Il a parcouru les derniers mètres du circuit en savourant la victoire, levant les mains du guidon, envoyant un baiser vers le ciel, avant de mettre les mains sur son visage. Il est devenu Champion du Monde UCI après 7 heures, 27 minutes et 39 secondes à une formidable vitesse moyenne de 37,169 km/h. Il a serré dans ses bras sa femme Vitaliana puis Fiorenzo Magni alors que le public envahissait la ligne d’arrivée.

 

Pendant ce temps, le groupe avait encore près d’un demi-tour à terminer ; Merckx a tenté une dernière fois de partir, avant d’être repris par Gimondi. Puis Van Springel y est allé en solo, et les Italiens l’ont laissé partir : il a ainsi obtenu la médaille d’argent, coupant la ligne avec 9’50” de retard sur Adorni, le plus grand écart dans une course en ligne des Championnats du Monde UCI modernes. Quatre Italiens ont suivi, et Dancelli a décroché la médaille de bronze, à 10’18”, devant Bitossi, Taccone et Gimondi. Merckx ne terminait que huitième.

 

Vittorio Adorni mettait à une disette italienne de dix ans, depuis la victoire d’Ettore Baldini à Reims, en 1958. Et c’est le maillot arc-en-ciel de Baldini que Vittorio portait dans une kermesse en France le lendemain de son succès à Imola, n’ayant pas reçu le maillot officiel à temps.
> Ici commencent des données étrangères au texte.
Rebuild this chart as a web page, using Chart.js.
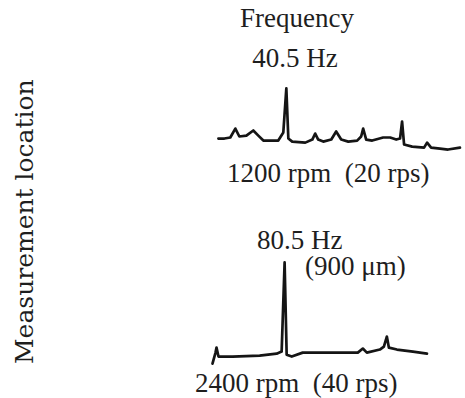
<!DOCTYPE html>
<html>
<head>
<meta charset="utf-8">
<script src="https://cdn.jsdelivr.net/npm/chart.js@4/dist/chart.umd.min.js"></script>
<style>
  html, body { margin:0; padding:0; background:#fff; }
  #stage { position:relative; width:465px; height:398px; overflow:hidden; }
  .lbl { position:absolute; font-family:"Liberation Serif", serif; font-size:27px; line-height:27px; color:#1e1e1e; white-space:pre; }
  .mid { transform:translateX(-50%); }
  #ylab { position:absolute; left:12px; top:364px; font-family:"DejaVu Serif", serif; font-size:25px; line-height:25px; color:#1e1e1e; white-space:pre; transform:rotate(-90deg); transform-origin:left top; }
  .box { position:absolute; }
</style>
</head>
<body>
<div id="stage">
  <div id="ylab">Measurement location</div>

  <div class="lbl mid" style="left:297px; top:5px;">Frequency</div>
  <div class="lbl mid" style="left:295px; top:45px;">40.5 Hz</div>
  <div class="lbl" style="left:227px; top:160px;">1200 rpm  (20 rps)</div>

  <div class="lbl" style="left:257px; top:227px;">80.5 Hz</div>
  <div class="lbl" style="left:305px; top:253px;">(900 μm)</div>
  <div class="lbl" style="left:195px; top:370px;">2400 rpm  (40 rps)</div>

  <div class="box" style="left:210px; top:80px; width:255px; height:76px;"><canvas id="spec1200"></canvas></div>
  <div class="box" style="left:208px; top:256px; width:224px; height:112px;"><canvas id="spec2400"></canvas></div>
</div>

<script>
/* spectrum at 1200 rpm: frequency (Hz) vs amplitude (µm) */
const freq1200 = [0, 3.6, 7.1, 10.1, 12.5, 16.7, 20.8, 23.8, 26.8, 35.7, 38.7, 40.5, 41.7, 44,
  51.8, 56, 57.7, 59.5, 62.5, 67.3, 70.2, 73.2, 77.4, 82.7, 85.1, 86.3, 88.1, 91.7,
  98.2, 102.4, 106, 108.3, 109.5, 110.7, 115.5, 122.6, 124.4, 126.8, 132.1, 136.9, 144];
const amp1200 = [124, 124, 133, 212, 142, 150, 195, 150, 106, 106, 177, 566, 124, 97,
  88, 115, 168, 115, 97, 115, 186, 115, 97, 106, 142, 212, 115, 106,
  133, 133, 115, 124, 274, 71, 53, 44, 88, 44, 35, 27, 44];

/* spectrum at 2400 rpm */
const freq2400 = [0, 3.4, 4.5, 6.7, 22.4, 52.6, 71.6, 77.2, 80.5, 82.8, 88.5, 100.7, 134.2,
  162.2, 167.8, 172.3, 186.8, 191.3, 194.6, 196.9, 205.8, 223.7, 239.4];
const amp2400 = [9, 106, 150, 71, 71, 80, 97, 115, 903, 88, 71, 106, 106,
  106, 142, 106, 133, 159, 248, 150, 133, 115, 97];

const INK = "#151515";

function spectrum(id, xs, ys, xRange, yRange){
  new Chart(document.getElementById(id), {
    type:'line',
    data:{
      datasets:[{
        data: xs.map((x,i)=>({ x:x, y:ys[i] })),
        borderColor: INK,
        borderWidth: 2.7,
        pointRadius: 0,
        tension: 0,
        borderJoinStyle: 'round',
        borderCapStyle: 'round',
        clip: false,
        fill: false
      }]
    },
    options:{
      responsive:true,
      maintainAspectRatio:false,
      animation:false,
      layout:{ padding:0 },
      plugins:{ legend:{ display:false }, tooltip:{ enabled:false } },
      scales:{
        x:{ type:'linear', display:false, min:xRange[0], max:xRange[1] },
        y:{ display:false, min:yRange[0], max:yRange[1] }
      }
    }
  });
}

spectrum('spec1200', freq1200, amp1200, [-5, 147], [-30, 640]);
spectrum('spec2400', freq2400, amp2400, [-5, 245], [-30, 960]);
</script>
</body>
</html>
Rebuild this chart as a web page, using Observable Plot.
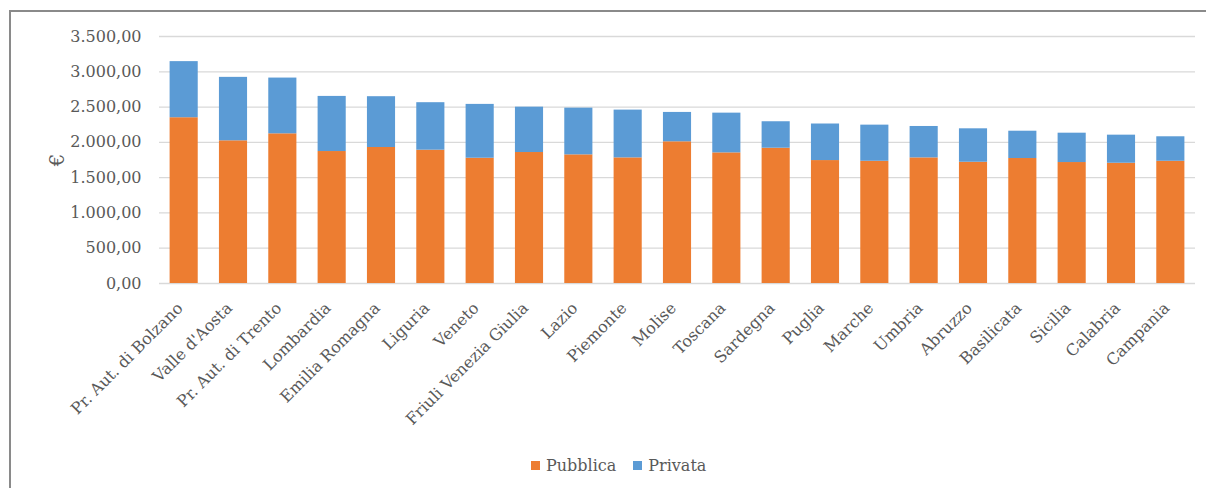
<!DOCTYPE html>
<html>
<head>
<meta charset="utf-8">
<script src="https://cdn.jsdelivr.net/npm/d3@7"></script>
<script src="https://cdn.jsdelivr.net/npm/@observablehq/plot@0.6"></script>
<style>
  html, body { margin: 0; padding: 0; background: #fff; }
  #wrap { position: relative; width: 1206px; height: 488px; overflow: hidden; }
  #frame { position: absolute; left: 9px; top: 10px; width: 1400px; height: 700px; border: 2px solid #8a8a8a; box-sizing: border-box; pointer-events: none; z-index: 2; }
  #chart { position: absolute; left: 0; top: 0; }
  #legend { position: absolute; top: 456px; left: 531px; font: 16px "DejaVu Serif", serif; color: #595959; display: flex; align-items: center; white-space: nowrap; }
  #legend span.sw { display: inline-block; width: 9px; height: 9px; margin-right: 6px; }
  #legend span.item { display: inline-flex; align-items: center; margin-right: 17px; }
</style>
</head>
<body>
<div id="wrap">
  <div id="chart"></div>
  <div id="legend"></div>
  <div id="frame"></div>
</div>
<script>
const regions = ["Pr. Aut. di Bolzano", "Valle d'Aosta", "Pr. Aut. di Trento", "Lombardia", "Emilia Romagna", "Liguria", "Veneto", "Friuli Venezia Giulia", "Lazio", "Piemonte", "Molise", "Toscana", "Sardegna", "Puglia", "Marche", "Umbria", "Abruzzo", "Basilicata", "Sicilia", "Calabria", "Campania"];
const pubblica = [2349, 2022, 2121, 1870, 1927, 1889, 1775, 1856, 1823, 1780, 2008, 1851, 1917, 1742, 1732, 1780, 1718, 1771, 1714, 1704, 1732];
const privata  = [795, 899, 790, 781, 720, 673, 763, 643, 662, 677, 416, 563, 375, 518, 512, 445, 474, 387, 416, 398, 347];
const series = ["Pubblica", "Privata"];
const colors = ["#ED7D31", "#5B9BD5"];
const yTicks = [0, 500, 1000, 1500, 2000, 2500, 3000, 3500];

const rows = [];
regions.forEach((r, i) => {
  rows.push({region: r, series: series[0], value: pubblica[i]});
  rows.push({region: r, series: series[1], value: privata[i]});
});

const it = d3.formatLocale({decimal: ",", thousands: ".", grouping: [3], currency: ["", "€"]});
const fmt = it.format(",.2f");

const chart = Plot.plot({
  width: 1206,
  height: 445,
  marginLeft: 159,
  marginRight: 11,
  marginTop: 36,
  marginBottom: 162,
  style: {fontFamily: "DejaVu Serif", fontSize: "16px", color: "#595959", background: "transparent", overflow: "visible"},
  x: {domain: regions, paddingInner: 0.43, paddingOuter: 0.215, round: false},
  y: {domain: [0, 3500]},
  color: {domain: series, range: colors},
  marks: [
    Plot.ruleY(yTicks, {stroke: "#d9d9d9", strokeWidth: 1.3}),
    Plot.barY(rows, {x: "region", y: "value", fill: "series", order: series}),
    Plot.axisY({ticks: yTicks, tickFormat: fmt, tickSize: 0, tickPadding: 18, label: null, fill: "#595959"}),
    Plot.axisY({ticks: [], tickSize: 0, label: "€", labelAnchor: "center", labelArrow: "none", labelOffset: 110, fontSize: 20, fill: "#595959"}),
    Plot.axisX({tickRotate: -45, tickSize: 0, tickPadding: 14, dx: -4, dy: 8, label: null, fill: "#595959"})
  ]
});
document.getElementById("chart").appendChild(chart);

const leg = document.getElementById("legend");
series.forEach((s, i) => {
  const item = document.createElement("span");
  item.className = "item";
  const sw = document.createElement("span");
  sw.className = "sw";
  sw.style.background = colors[i];
  item.appendChild(sw);
  item.appendChild(document.createTextNode(s));
  leg.appendChild(item);
});
</script>
</body>
</html>
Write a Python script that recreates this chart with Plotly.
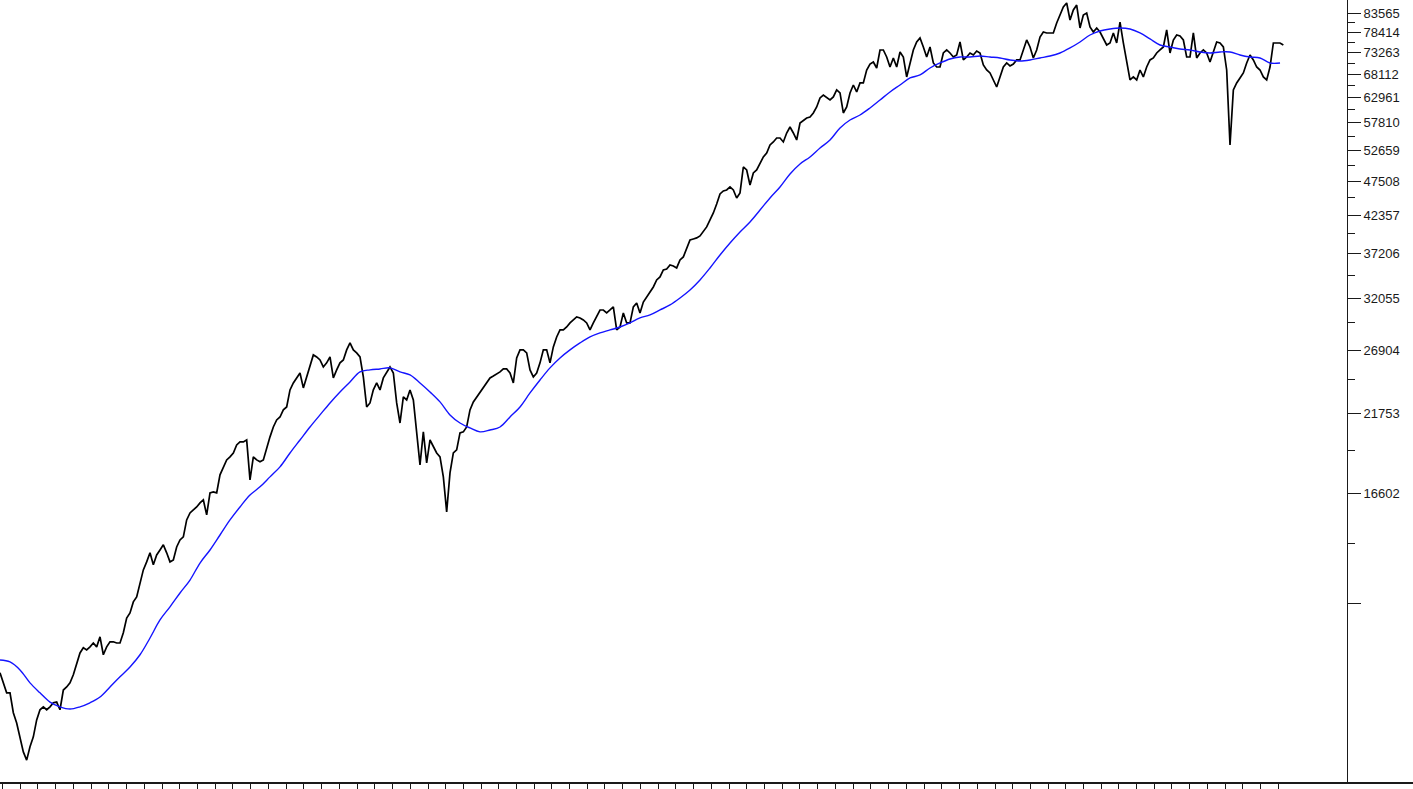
import numpy as np
import pandas as pd
import plotly.graph_objects as go

# ---- index closing values (regular sampling) ----
index_close = [
    9080, 8780, 8490, 8490, 7940, 7670, 7320, 6960, 6770, 7080,
    7320, 7750, 8020, 8100, 8020, 8100, 8210, 8230, 8020, 8570,
    8660, 8780, 9020, 9390, 9710, 9880, 9810, 9910, 10040, 9910,
    10250, 9650, 9910, 10080, 10080, 10040, 10040, 10390, 10920, 11110,
    11530, 11720, 12290, 12840, 13190, 13600, 13060, 13500, 13730, 13970,
    13600, 13190, 13280, 13870, 14200, 14350, 15190, 15550, 15710, 15870,
    16090, 16250, 15450, 16640, 16690, 16640, 17680, 18160, 18590, 18780,
    19030, 19550, 19750, 19750, 19880, 17380, 18780, 18590,
    18470, 18590, 19420, 20090, 20770, 21270, 21480, 22000, 22220, 23530,
    24090, 24500, 24910, 23690, 24580, 25420, 26470, 26290, 26030, 25420,
    25770, 26290, 24500, 25170, 25770, 26030, 26920, 27560, 26920, 26650,
    26290, 24580, 22220, 22520, 23530, 24090, 23530, 24500, 24910, 25420,
    24910, 22520, 21050, 22980, 22750, 23530, 22750, 20560, 18280, 20430,
    18400, 19880, 19420, 19030, 18780, 17560, 15610, 17800, 19030, 19230,
    20360, 20430, 20770, 22000, 22600, 22980, 23370, 23690, 24090, 24500,
    24660, 24830, 25000, 25250, 25250, 24910, 24090, 26200,
    26920, 26920, 26650, 25170, 24580, 24910, 25770, 26920, 26920, 25770,
    27190, 28120, 28790, 28790, 29080, 29480, 29780, 30080, 29980, 29780,
    29480, 28790, 29480, 30080, 30790, 30790, 30490, 30790, 31110, 28790,
    29080, 30490, 29480, 29480, 31110, 31530, 30490, 31630, 32170, 32610,
    33270, 34070, 34410, 35230, 35350, 35830, 35710, 35470, 36440, 36810,
    37940, 38970, 39100, 39240, 39500, 40040, 40720, 41690, 42680, 43990,
    45500, 45960, 46110, 46580, 46110, 44890, 45650, 49820, 49320, 46900,
    48830, 49320, 50500, 51530, 52230, 53650, 54200, 54930, 54930, 54200,
    55860,
    57000, 55860, 54560, 57770, 58360, 58760, 58950, 59750, 60970, 62850,
    63480, 62850, 62420, 63060, 64560, 63910, 59750, 60970, 63910, 65650,
    64130, 66100, 66100, 69050, 70460, 70940, 69520, 73860, 73860, 72140,
    69750, 71900, 69750, 73360, 72140, 67450, 70700, 73860, 75870, 76900,
    74610, 72140, 74610, 70700, 69750, 69750, 73120, 73860, 73120, 72140,
    72630, 75870, 71420, 72140, 73120, 72630, 73610, 73120, 70230, 69050,
    68360, 66770, 65210, 67450, 69750, 70700, 69990, 70460, 71420, 71420,
    73860, 76390, 74610, 71900, 73860, 77160, 78470, 78210,
    78210, 78210, 80880, 83090, 85360, 86510, 81700, 84500, 85930, 79540,
    83090, 83650, 79800, 78470, 79540, 78470, 76900, 75110, 75620, 78210,
    75620, 81150, 75620, 71420, 66770, 67450, 66770, 69050, 67450, 69750,
    71420, 71900, 73120, 73860, 74610, 79000, 73120, 76390, 77680, 77420,
    76390, 72140, 72140, 78210, 71900, 73120, 73860, 73120, 70940, 73360,
    75870, 75620, 74610, 69050, 53650, 64560, 66100, 67220, 68360, 70700,
    72630, 71420, 69750, 69050, 67450, 66770, 69750, 75620, 75620, 75620,
    75110,
]

# ---- moving average (sampled every third close date) ----
moving_avg = [
    9480, 9420, 9170, 8780, 8490, 8230, 8100, 8040, 8100, 8210,
    8370, 8660, 8960, 9260, 9650, 10210, 10850, 11340, 11880, 12410,
    13140, 13730, 14440, 15190, 15870, 16520, 16980, 17560, 18160, 19030,
    19880, 20770, 21630, 22520, 23370, 24170, 25000, 25170, 25250, 25340,
    25000, 24750, 24090, 23370, 22600, 21630, 21050, 20700, 20430, 20560,
    20770, 21480, 22220, 23290, 24330, 25340, 26200, 26920, 27560, 28120,
    28500, 28790, 29080, 29480, 29980, 30280, 30790, 31320, 32060, 32940,
    34070, 35470, 37050, 38580, 40040, 41410, 43110, 44890, 46580, 48660,
    50330, 51530, 53110, 54560, 56810, 58360, 59350, 60770, 62420, 64130,
    65650, 67220, 67900, 69520, 70700, 71660, 72140, 72140, 72380, 72140,
    71900, 71420, 71180, 71420, 71900, 72380, 73120, 74360, 75870, 77680,
    78740, 79270, 79540, 79270, 78210, 76650, 75110, 74610, 74110, 73860,
    73360, 73120, 73360, 73360, 72630, 72140, 71900, 70700, 70700,
]

# ---- axis ticks ----
y_tick_values = [83565, 78414, 73263, 68112, 62961, 57810, 52659, 47508,
                 42357, 37206, 32055, 26904, 21753, 16602, 11451]
y_tick_labels = ["83565", "78414", "73263", "68112", "62961", "57810", "52659",
                 "47508", "42357", "37206", "32055", "26904", "21753", "16602", ""]
y_minor_values = [80989.5, 75838.5, 70687.5, 65536.5, 60385.5, 55234.5, 50083.5,
                  44932.5, 39781.5, 34630.5, 29479.5, 24328.5, 19177.5, 14026.5]

close_dates = pd.date_range("2002-12-18", "2021-01-25", periods=len(index_close))
ma_dates = close_dates[::3][:len(moving_avg)]
quarter_ticks = [d.strftime("%Y-%m-%d") for d in
                 pd.date_range("2003-01-01", "2021-01-01", freq="QS")]

axis_col = "#1a1a1a"

fig = go.Figure()
fig.add_trace(go.Scatter(
    x=close_dates, y=index_close, mode="lines",
    line=dict(color="#000000", width=1.7), hoverinfo="skip"))
fig.add_trace(go.Scatter(
    x=ma_dates, y=moving_avg, mode="lines",
    line=dict(color="#1414ff", width=1.4, shape="spline"), hoverinfo="skip"))

fig.update_layout(
    width=1413, height=789,
    margin=dict(l=0, r=66, t=0, b=7),
    paper_bgcolor="white", plot_bgcolor="white",
    showlegend=False,
    font=dict(family="Arial, 'Liberation Sans', sans-serif", size=13, color="#1a1a1a"),
)
fig.update_xaxes(
    range=["2002-12-18", "2021-12-19"],
    showgrid=False, zeroline=False,
    showline=True, linecolor=axis_col, linewidth=2,
    ticks="outside", ticklen=6, tickwidth=1, tickcolor=axis_col,
    tickmode="array", tickvals=quarter_ticks, showticklabels=False,
)
fig.update_yaxes(
    type="log", side="right",
    range=[np.log10(6289), np.log10(87390)],
    showgrid=False, zeroline=False,
    showline=True, linecolor=axis_col, linewidth=1,
    ticks="outside", ticklen=13, tickwidth=1, tickcolor=axis_col,
    tickmode="array", tickvals=y_tick_values, ticktext=y_tick_labels,
    minor=dict(tickmode="array", tickvals=y_minor_values, ticks="outside",
               ticklen=7, tickwidth=1, tickcolor=axis_col, showgrid=False),
)
# bottom rule continues under the price-scale area
fig.add_shape(type="line", xref="paper", yref="paper",
              x0=1, x1=1413 / 1347, y0=-1.0 / 782, y1=-1.0 / 782,
              line=dict(color=axis_col, width=2))

fig.write_html("out.html", config={"displayModeBar": False},
               post_script="document.body.style.margin='0px';"
                           "document.body.style.overflow='hidden';")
Il a pris sa retraite en 1970 après avoir remporté 60 courses et porté le maillot rose du Giro d’Italia pendant 19 jours. Il a ensuite travaillé à la télévision, en tant que Directeur Sportif, puis occupé les fonctions de Président du Conseil du Cyclisme Professionnel et de membre du Comité Directeur de l’UCI de 2001 à 2012.